Budget reports provide detailed information on how much money was allocated during certain periods and what categories those funds were used in. This document can also help identify any issues with spending practices or potential areas for cost savings to maximize profitability over time. Budget reports need to include projected expenses for upcoming years. These can help companies plan for their future investments and acquisitions.
Legal documents can give additional insight into potential liabilities associated with the company. If a company has pending lawsuits, this could majorly impact its operations and bottom line.
By looking at legal documents such as contracts or court filings during a comprehensive due diligence process, potential investors or buyers can understand the legal risks associated with doing business with that particular company.
Understanding local laws that may apply can help you protect yourself from any potential liabilities or consequences associated with those laws. Depending on the type of business transaction you are engaging in, several legal documents must be reviewed. These documents may include the following:
- Regulatory compliance certificates
- Intellectual property security agreements
- Trademark applications
Operations information provides insight into how the company currently operates. This can help identify potential opportunities for improvement or areas where additional resources may be needed to meet future goals or objectives.
Operations information can provide valuable insight into potential risk investing in a particular company. Operations information may include:
- Control measures
- Key personnel and organizational chart
- IT systems
- Customer relationships
- Production and distribution process
- Inventory management practices
Environmental due diligence assesses any potential environmental issues related to a proposed transaction. This due diligence can include the following:
- Waste management practices
- Environmental impact assessment
- Environmental certifications and permits
- Past and present environmental incidents
By conducting thorough environmental due diligence before a transaction, companies can identify and address potential issues before they become major problems.

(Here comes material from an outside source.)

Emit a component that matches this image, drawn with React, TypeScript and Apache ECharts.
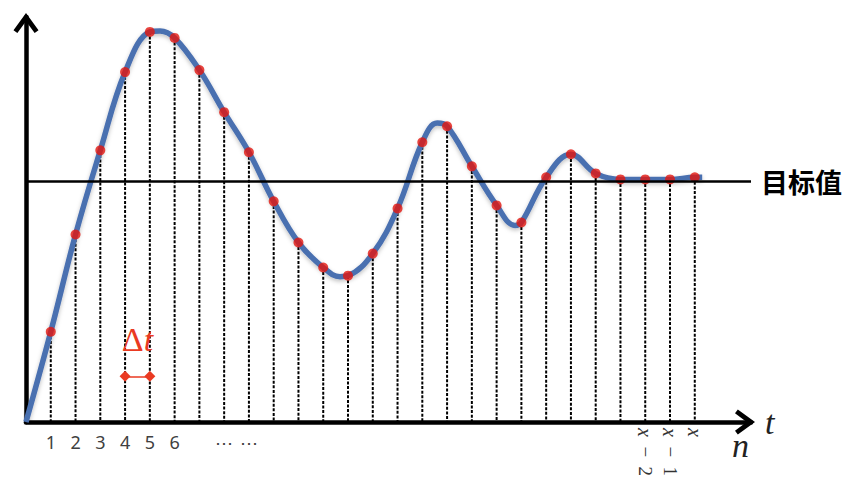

Examine the company’s target market. This includes the market size and its potential growth. Analyze customer demographics, preferences, and behavior. Once you look into the behavior, you can tailor your products and services to meet their demands.
Look into the competitive landscape. Look into the key competitors and market share. This information can help you identify potential market risks and identify market opportunities. Identifying the risks can help you come up with ways to mitigate them. Market due diligence can also help you identify whether or not to enter or expand into the market of your choice.
Use a Comprehensive Due Diligence Checklist in Your Deal Room
Use a virtual deal room to perform due diligence before entering into any agreement in today’s business world. Taking the time upfront to perform proper due diligence can save you time and money by confirming that all parties understand their obligations under any contract or agreement before signing it.